=== Plotting code records ===
— BEGIN —
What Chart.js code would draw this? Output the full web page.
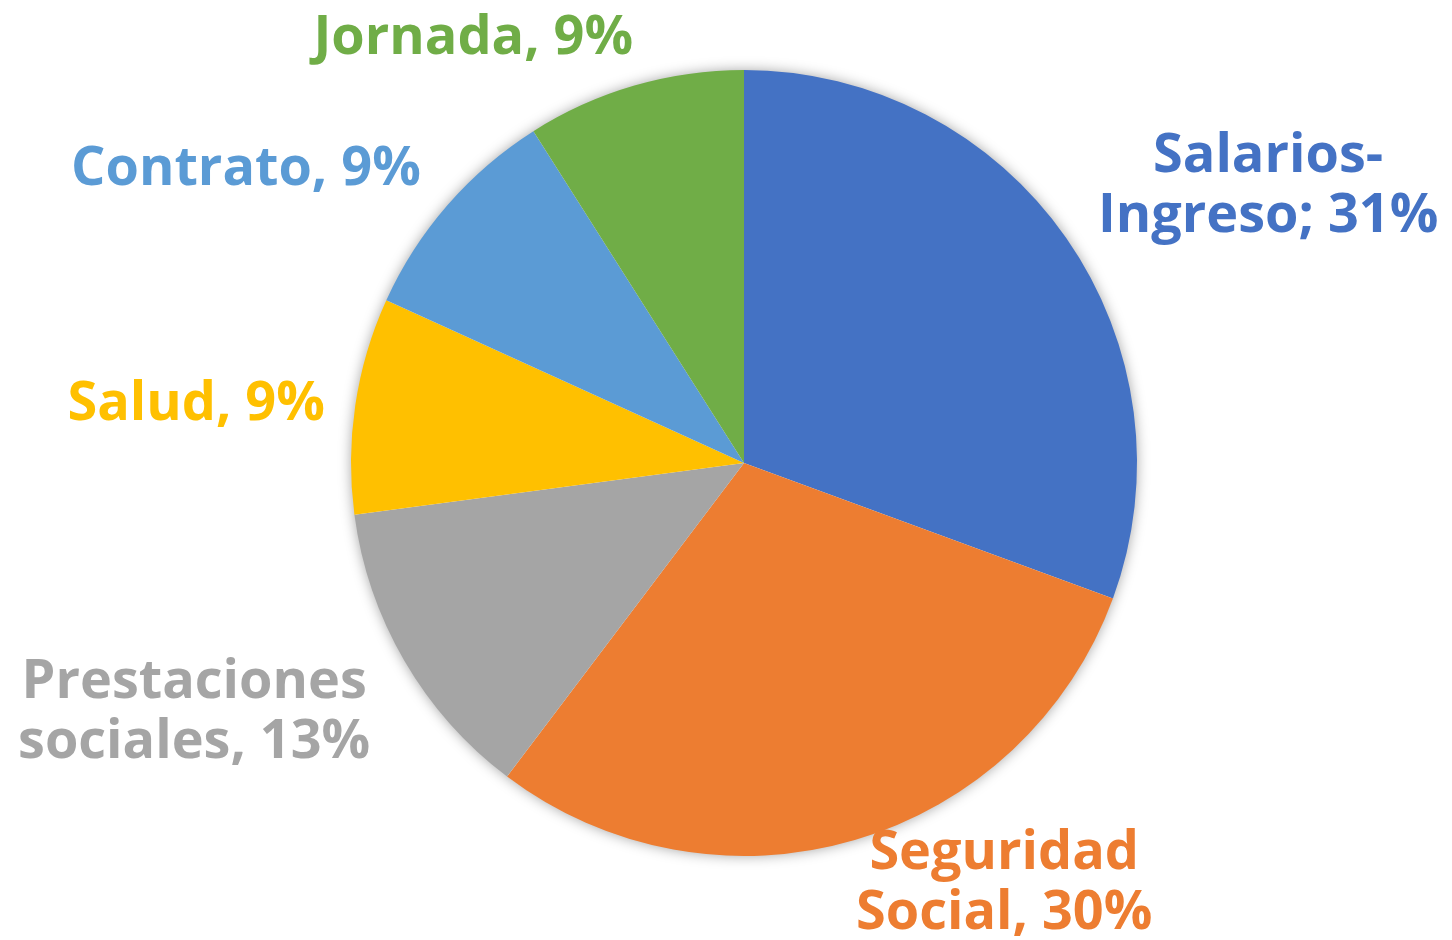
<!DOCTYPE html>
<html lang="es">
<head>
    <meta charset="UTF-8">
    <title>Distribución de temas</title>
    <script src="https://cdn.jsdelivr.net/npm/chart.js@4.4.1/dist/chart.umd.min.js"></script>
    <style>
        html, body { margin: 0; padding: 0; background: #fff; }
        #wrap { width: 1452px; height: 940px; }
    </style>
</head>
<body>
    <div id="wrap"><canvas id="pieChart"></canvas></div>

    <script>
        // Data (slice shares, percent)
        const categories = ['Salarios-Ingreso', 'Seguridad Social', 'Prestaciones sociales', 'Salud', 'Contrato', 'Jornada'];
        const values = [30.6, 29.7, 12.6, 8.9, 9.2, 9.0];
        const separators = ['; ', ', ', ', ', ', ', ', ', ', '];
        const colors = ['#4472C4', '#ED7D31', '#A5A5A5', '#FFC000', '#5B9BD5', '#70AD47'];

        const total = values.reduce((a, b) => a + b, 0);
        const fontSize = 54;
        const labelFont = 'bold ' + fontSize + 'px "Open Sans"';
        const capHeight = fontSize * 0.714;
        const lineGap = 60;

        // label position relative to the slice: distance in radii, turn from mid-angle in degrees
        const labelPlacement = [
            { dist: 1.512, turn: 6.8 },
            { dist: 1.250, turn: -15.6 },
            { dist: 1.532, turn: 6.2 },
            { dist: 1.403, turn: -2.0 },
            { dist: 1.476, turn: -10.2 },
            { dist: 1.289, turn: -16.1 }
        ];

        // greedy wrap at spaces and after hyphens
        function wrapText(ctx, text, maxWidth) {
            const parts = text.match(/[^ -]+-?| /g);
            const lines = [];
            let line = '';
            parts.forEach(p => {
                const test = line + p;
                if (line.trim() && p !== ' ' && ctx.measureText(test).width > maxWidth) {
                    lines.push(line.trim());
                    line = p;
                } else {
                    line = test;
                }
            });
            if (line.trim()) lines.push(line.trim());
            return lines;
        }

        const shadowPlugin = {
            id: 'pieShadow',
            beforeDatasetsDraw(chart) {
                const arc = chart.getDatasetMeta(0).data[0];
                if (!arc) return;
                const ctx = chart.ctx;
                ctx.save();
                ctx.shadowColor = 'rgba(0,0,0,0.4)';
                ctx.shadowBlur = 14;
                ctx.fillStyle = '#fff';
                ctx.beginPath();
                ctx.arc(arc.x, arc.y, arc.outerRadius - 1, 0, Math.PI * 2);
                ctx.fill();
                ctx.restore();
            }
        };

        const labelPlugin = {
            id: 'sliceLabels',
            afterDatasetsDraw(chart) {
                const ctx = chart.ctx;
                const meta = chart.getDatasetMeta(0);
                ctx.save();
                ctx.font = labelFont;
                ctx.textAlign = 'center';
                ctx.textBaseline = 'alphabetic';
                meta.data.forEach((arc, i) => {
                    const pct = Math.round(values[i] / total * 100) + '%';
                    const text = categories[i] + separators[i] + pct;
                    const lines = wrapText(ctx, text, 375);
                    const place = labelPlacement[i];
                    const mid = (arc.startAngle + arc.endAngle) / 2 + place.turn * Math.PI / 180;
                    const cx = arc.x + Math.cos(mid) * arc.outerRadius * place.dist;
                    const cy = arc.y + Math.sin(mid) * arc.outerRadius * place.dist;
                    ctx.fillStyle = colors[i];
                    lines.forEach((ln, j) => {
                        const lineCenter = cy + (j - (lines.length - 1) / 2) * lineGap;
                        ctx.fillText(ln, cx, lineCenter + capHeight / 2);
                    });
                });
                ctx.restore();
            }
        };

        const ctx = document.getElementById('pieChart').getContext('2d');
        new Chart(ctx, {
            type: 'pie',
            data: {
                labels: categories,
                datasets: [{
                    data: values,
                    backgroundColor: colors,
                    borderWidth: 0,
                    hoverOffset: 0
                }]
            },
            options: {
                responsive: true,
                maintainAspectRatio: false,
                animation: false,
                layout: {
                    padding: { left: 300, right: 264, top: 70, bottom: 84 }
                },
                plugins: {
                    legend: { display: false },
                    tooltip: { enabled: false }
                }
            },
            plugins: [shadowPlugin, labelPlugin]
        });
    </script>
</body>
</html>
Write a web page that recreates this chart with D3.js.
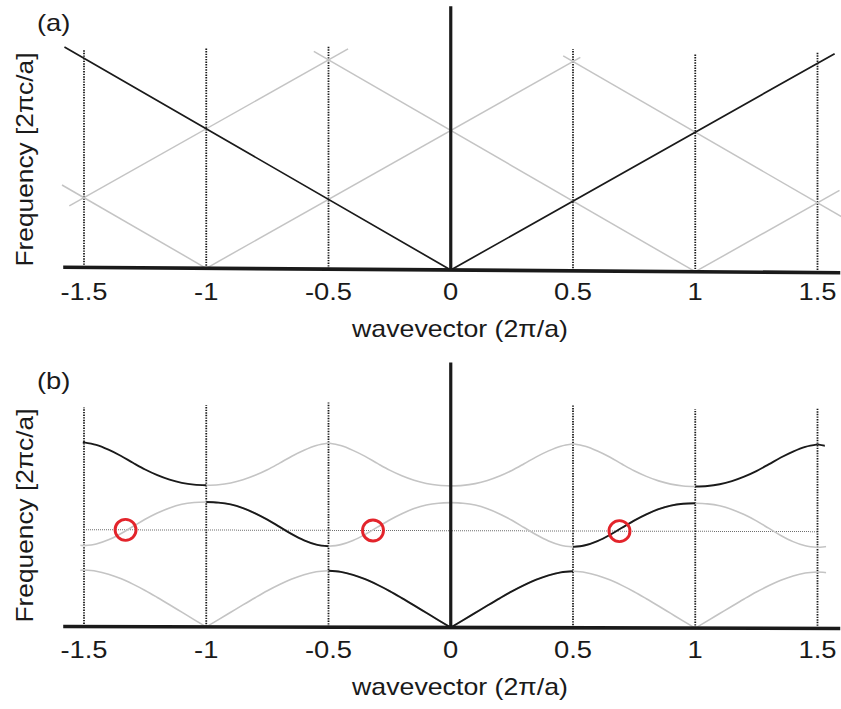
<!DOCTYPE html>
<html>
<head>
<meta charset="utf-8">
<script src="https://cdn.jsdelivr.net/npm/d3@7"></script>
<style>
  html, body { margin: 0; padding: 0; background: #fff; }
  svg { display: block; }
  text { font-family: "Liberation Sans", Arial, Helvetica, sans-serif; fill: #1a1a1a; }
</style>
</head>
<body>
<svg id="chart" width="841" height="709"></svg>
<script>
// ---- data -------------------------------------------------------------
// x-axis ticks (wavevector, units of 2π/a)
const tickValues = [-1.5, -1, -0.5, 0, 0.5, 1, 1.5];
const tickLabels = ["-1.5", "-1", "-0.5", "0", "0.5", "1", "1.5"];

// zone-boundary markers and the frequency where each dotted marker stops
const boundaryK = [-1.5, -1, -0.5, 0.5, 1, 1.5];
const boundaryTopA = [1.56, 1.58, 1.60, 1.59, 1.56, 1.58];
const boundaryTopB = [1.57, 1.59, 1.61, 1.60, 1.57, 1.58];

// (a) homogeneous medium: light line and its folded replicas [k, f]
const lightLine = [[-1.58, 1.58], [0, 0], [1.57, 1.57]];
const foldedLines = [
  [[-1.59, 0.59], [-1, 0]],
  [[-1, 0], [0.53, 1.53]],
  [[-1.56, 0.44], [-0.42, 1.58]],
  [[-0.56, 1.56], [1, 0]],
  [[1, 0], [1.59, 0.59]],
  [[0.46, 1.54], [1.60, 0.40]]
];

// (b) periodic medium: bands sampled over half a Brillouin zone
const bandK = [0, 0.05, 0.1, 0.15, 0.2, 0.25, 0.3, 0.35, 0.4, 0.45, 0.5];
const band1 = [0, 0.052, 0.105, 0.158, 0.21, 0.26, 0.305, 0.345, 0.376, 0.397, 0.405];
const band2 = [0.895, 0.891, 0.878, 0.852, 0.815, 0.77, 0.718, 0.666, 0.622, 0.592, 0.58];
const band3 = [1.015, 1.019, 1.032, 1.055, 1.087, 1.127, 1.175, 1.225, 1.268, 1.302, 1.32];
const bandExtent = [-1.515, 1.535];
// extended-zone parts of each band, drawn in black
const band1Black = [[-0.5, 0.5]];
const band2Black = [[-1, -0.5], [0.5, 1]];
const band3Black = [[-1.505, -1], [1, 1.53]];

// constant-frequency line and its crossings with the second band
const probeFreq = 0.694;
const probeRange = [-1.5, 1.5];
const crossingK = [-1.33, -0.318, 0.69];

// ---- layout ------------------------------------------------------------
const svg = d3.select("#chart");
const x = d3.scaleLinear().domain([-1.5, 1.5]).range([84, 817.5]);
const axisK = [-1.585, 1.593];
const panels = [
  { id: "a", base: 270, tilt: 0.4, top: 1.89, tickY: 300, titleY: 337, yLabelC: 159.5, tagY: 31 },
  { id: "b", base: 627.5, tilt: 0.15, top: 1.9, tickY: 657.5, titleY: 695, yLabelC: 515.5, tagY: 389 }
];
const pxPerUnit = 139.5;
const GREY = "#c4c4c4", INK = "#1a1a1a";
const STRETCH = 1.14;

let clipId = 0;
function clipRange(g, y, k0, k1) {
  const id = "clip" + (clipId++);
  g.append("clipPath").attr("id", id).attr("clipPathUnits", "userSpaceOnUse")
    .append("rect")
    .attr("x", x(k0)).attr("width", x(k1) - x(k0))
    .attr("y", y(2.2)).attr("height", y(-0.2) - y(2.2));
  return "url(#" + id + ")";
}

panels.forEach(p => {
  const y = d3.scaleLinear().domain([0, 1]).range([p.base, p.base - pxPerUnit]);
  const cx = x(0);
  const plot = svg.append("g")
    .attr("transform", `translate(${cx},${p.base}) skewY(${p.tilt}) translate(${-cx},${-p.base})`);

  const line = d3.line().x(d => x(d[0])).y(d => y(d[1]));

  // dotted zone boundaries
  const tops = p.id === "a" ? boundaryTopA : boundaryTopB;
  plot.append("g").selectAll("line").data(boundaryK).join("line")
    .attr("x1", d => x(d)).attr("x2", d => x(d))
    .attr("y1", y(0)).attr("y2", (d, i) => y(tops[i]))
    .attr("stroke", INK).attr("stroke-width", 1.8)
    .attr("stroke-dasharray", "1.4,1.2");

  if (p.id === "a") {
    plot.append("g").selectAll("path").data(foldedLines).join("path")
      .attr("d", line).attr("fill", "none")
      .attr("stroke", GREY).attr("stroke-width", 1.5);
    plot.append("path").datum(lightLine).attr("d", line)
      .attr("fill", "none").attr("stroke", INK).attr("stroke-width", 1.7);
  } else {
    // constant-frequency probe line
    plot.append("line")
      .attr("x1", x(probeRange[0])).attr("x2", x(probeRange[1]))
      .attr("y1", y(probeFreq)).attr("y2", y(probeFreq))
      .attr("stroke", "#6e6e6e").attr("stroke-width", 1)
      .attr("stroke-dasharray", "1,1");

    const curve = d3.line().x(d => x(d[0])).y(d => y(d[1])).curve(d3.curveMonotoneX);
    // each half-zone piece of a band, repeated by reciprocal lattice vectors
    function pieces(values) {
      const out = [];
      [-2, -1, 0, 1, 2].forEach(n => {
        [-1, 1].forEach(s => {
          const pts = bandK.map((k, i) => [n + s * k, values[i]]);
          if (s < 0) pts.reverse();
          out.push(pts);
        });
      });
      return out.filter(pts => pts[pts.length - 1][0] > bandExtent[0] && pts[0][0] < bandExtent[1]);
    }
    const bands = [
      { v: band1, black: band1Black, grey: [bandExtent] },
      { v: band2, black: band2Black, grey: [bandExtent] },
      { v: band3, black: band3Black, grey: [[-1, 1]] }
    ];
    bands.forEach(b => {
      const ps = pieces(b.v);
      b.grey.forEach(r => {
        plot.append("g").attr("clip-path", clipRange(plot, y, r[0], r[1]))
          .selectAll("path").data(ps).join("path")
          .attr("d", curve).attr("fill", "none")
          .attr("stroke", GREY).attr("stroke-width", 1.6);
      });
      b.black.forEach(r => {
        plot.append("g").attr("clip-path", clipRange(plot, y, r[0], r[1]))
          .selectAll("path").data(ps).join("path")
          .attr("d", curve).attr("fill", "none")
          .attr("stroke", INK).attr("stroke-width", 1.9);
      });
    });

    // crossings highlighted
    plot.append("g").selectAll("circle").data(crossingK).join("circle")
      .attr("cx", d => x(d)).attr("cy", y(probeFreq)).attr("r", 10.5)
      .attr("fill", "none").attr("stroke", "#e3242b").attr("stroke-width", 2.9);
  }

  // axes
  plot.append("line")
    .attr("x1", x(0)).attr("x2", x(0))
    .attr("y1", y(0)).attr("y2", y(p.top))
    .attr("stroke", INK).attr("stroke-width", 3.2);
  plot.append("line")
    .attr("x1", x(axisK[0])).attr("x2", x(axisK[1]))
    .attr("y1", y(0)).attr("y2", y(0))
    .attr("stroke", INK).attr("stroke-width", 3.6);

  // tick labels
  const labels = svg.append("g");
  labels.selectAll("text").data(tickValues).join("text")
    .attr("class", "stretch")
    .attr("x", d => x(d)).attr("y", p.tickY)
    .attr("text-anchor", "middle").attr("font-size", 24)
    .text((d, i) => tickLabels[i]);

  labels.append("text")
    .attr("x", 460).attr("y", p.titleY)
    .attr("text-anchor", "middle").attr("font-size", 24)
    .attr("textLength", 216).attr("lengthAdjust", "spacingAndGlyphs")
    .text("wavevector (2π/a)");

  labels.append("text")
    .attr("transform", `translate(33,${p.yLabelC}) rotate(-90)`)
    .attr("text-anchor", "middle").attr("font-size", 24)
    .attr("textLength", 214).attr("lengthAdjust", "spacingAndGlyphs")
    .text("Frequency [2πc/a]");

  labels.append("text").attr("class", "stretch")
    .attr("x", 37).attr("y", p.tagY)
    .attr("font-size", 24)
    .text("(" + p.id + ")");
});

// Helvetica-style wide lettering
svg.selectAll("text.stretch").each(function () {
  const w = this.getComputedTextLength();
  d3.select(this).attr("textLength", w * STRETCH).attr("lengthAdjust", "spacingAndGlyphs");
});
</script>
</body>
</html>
— END —
=== YOUR INSTRUCTIONS ===
Copy each line of the records that contains the word "with".

=== TASK RESULT ===
Write a web page that recreates this chart with D3.js.
// constant-frequency line and its crossings with the second band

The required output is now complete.